Long-term with HIV

Last updated: October 2022

Sitting in a chair at the local clinic, I received a diagnosis of HIV in 2007. Having accepted and come terms with the fact I am HIV-positive, a new reality of living with this chronic condition after 15 years, is now at the forefront; and posing a new challenge for both doctors and patients, aging with HIV.

This virus is becoming a double edge sword of sorts; in regards to long-term treatment, medication side effects, and a continual immune system response to HIV, which leads to chronic body inflammation. As a result of the combination of these things, those of us living with HIV face the potential of new health issues and complications, to both our physical and mental well-being; due to non- AIDS related illnesses. These chronic conditions are seen in older adults and seniors, and are now being diagnosed in HIV patients under the age of 50.

Premature aging and HIV

Why? New research shows that HIV causes age acceleration of the body; and most critically, of the organs. Whether one is newly diagnosed with HIV or has had this virus over a long period of time, aging has given rise to additional fears, anxieties, and uncertainties, aside from HIV itself; a "second acceptance" of this chronic condition, and a second opportunity to realize and witness to others, how courageous, strong, persevering, and amazing individuals we are; living our lives to the fullest.

The challenges of comorbidity or multimorbidity; in combination with common and general issues experienced by those of us who are HIV-positive, (fatigue, sleep troubles, weight gain, etc.) can prove to be a long and rocky path to be walked. This being said, the progress and success achieved over the last 26 years in the advancement of treatment, has been absolutely amazing; and it is a blessing in disguise to have HIV if one is infected, at this time in history.

Arteriosclerosis and then osteoporosis

Every person's body makeup and chemistry varies among individuals; as genes, hereditary factors, medications taken, and the body's response to HIV itself, are each a factor; and play their role in the overall health, quality of life, and life expectancy of those in our community. Upon my diagnosis of arteriosclerosis and then osteoporosis, it was a time for me to regroup mentally and emotionally, while continuing forward in my physical care; the best I could and still do. My aging with HIV hasn't gone as I obviously expected, but HIV is a cunning, tricky, persistent, and unpredictable virus to have.

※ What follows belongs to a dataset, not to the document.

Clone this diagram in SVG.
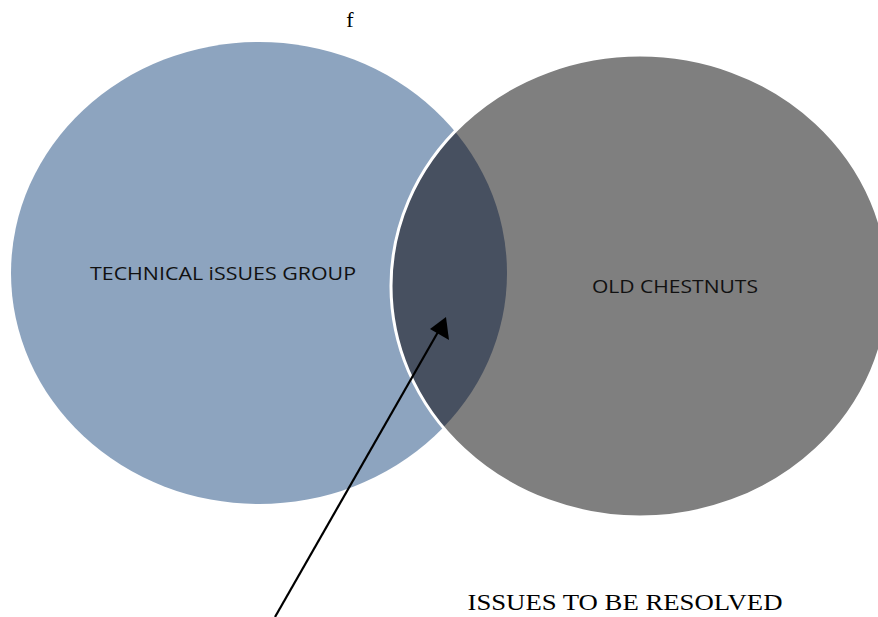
<svg xmlns="http://www.w3.org/2000/svg" width="878" height="617" viewBox="0 0 878 617">
<style>
.sans{font-family:"Open Sans","Liberation Sans",sans-serif;font-size:19px;fill:#111;}
.serif{font-family:"Liberation Serif",serif;fill:#000;}
</style>
<defs>
<clipPath id="rightClip"><ellipse cx="640" cy="286" rx="249" ry="231"/></clipPath>
</defs>
<rect width="878" height="617" fill="#fff"/>
<text class="serif" x="350" y="27" font-size="22" text-anchor="middle">f</text>
<g id="technical-issues-group">
<ellipse cx="259" cy="273" rx="248" ry="231" fill="#8da4bf"/>
<text class="sans" x="223" y="280" text-anchor="middle" textLength="266" lengthAdjust="spacingAndGlyphs">TECHNICAL iSSUES GROUP</text>
</g>
<g id="old-chestnuts">
<ellipse cx="640" cy="286" rx="249" ry="231" fill="#7f7f7f"/>
<ellipse cx="259" cy="273" rx="248" ry="231" fill="#475060" clip-path="url(#rightClip)"/>
<ellipse cx="640" cy="286" rx="249" ry="231" fill="none" stroke="#fff" stroke-width="3"/>
<text class="sans" x="675" y="293" text-anchor="middle" textLength="166" lengthAdjust="spacingAndGlyphs">OLD CHESTNUTS</text>
</g>
<g id="issues-to-be-resolved">
<text class="serif" x="625" y="610" font-size="23" text-anchor="middle" textLength="315" lengthAdjust="spacingAndGlyphs">ISSUES TO BE RESOLVED</text>
</g>
<g id="connectors">
<line x1="275" y1="617" x2="438" y2="332" stroke="#000" stroke-width="2.2"/>
<path d="M446,317 L449,340 L430,329 z" fill="#000"/>
</g>
</svg>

I do sometimes think about my physical health as a whole in light of my turning just 44 years old, in the coming month; in regards to my quality of life and life expectancy. How will things be in five or ten years, taking into account the changes and adjustments I have already made due to my multimorbidity?

In the end, my life continues to be a blessing. I will always have the present moment as long as I am still here. That is enough for me.